Using ${\displaystyle X^{s,\theta }}$ estimates FcKl2000 instead of Strichartz estimates, one can improve this further to ${\displaystyle d>s_{c}+1/4}$ in four dimensions and to the near-optimal ${\displaystyle s>s_{c}}$ in five and higher dimensions. In six and higher dimensions one can obtain global well-posedness for small critical Besov space ${\displaystyle B_{2,1}^{s_{c}}}$ [Stz-p3], and local well-posedness for large Besov data.In four dimensions one has a similar result if one imposes one additional angular derivative of regularity [Stz-p2].

Without any further assumptions on the non-linearity, these results are sharp in 3 dimensions; more precisely, one generically has ill-posedness in ${\displaystyle H^{1}}$ Lb1993, although one can recover well-posedness in the Besov space B^1_{2,1} Na1999, or when an epsilon of radial regularity is imposed [MacNkrNaOz-p]. It would be interesting to determine what the situation is in the other low dimensions.

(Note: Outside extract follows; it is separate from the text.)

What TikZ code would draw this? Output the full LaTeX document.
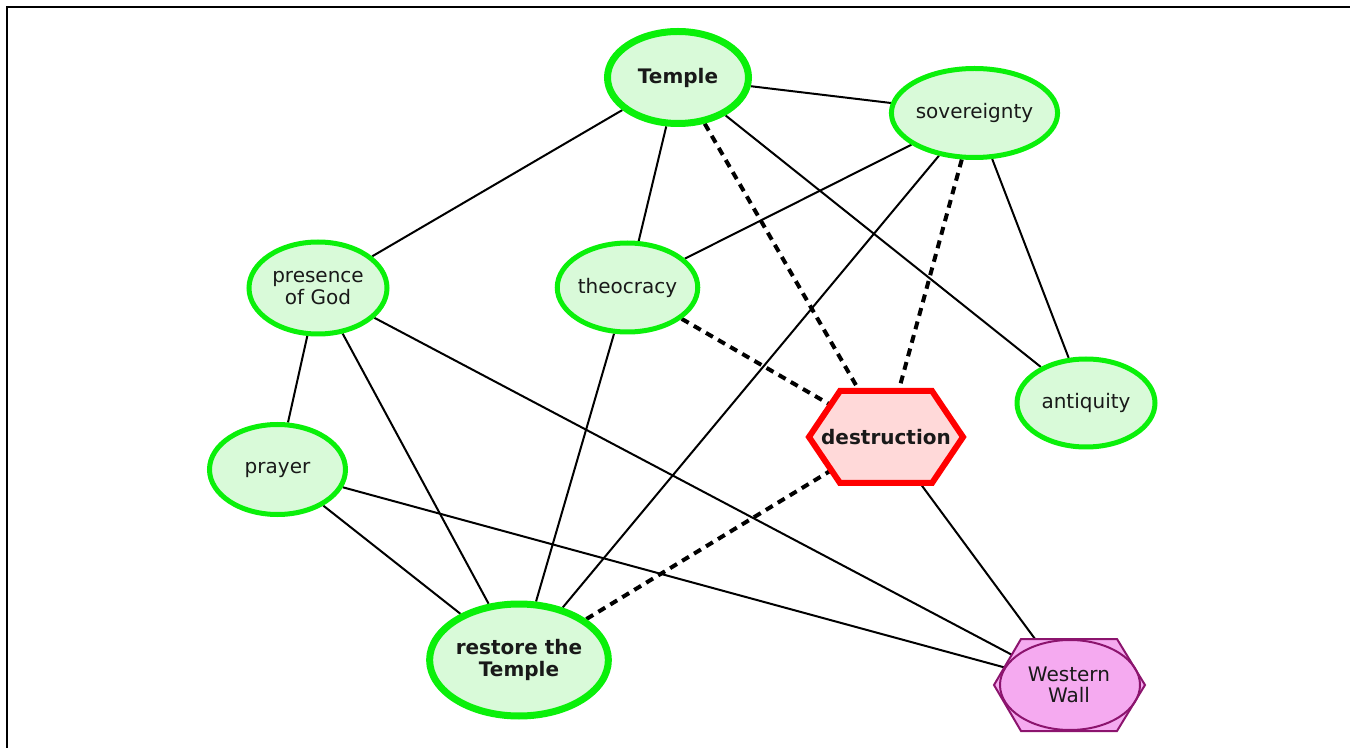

If the non-linearity ${\displaystyle fDf}$ has a null structure then one can improve upon the previous results. For instance, the model equations for the Yang-Mills and Maxwell-Klein-Gordon equations are locally well-posed for ${\displaystyle s>s_{c}}$ in three KlMa1997 and higher KlTt1999 dimensions. It would be interesting to determine what happens in two dimensions for these equations (probably one can get down to ${\displaystyle s>s_{c}+1/4)}$. In one dimension the model equation trivially collapses to the free wave equation.

Two-speed quadratic DNLW

• One can consider two-speed variants of quadratic DNLW ([#two-speed see Overview]), when both F and G have the form U DU.
• The Strichartz and energy estimates carry over without difficulty to this setting. The results obtained by ${\displaystyle X^{s,\theta }}$ estimates change, however. The null forms are no longer as useful, however the estimates are usually more favourable because of the transversality of the two light cones. Of course, if ${\displaystyle F}$ contains ${\displaystyle uDu}$ or ${\displaystyle G}$ contains ${\displaystyle vDv}$ then one cannot do any better than the one-speed case.
• For ${\displaystyle d=3}$ one can obtain LWP for ${\displaystyle s\geq 1}$ for non-linearities of the form ${\displaystyle F=uDv+vDu+vDv}$ and ${\displaystyle G=uDu+vDu}$ OzTyTs1999, Tg2000.
  • When ${\displaystyle G}$ contains uDv the relevant bilinear estimate generically fails by a logarithmic factor OzTyTs2000
• For ${\displaystyle d=2}$ one can obtain LWP for ${\displaystyle s>1/2}$ for non-linearities of the form ${\displaystyle F=uDv+vDu+vDv}$ and ${\displaystyle G=uDu+vDu+uDv}$ [Tg-p].
• For ${\displaystyle d=1}$ one can obtain LWP for ${\displaystyle s>1/4}$ for non-linearities of the form ${\displaystyle F=uDv+vDu}$ and ${\displaystyle G=uDv+vDu}$ [Tg-p].
  • One can improve this to ${\displaystyle s>0}$ for non-linearities of the form ${\displaystyle F=D(uv+v^{2})}$ and ${\displaystyle G=D(u^{2}+uv)}$ [Tg-p]. These expressions are better behaved than the previous ones, for instance their Fourier transform vanishes at the origin.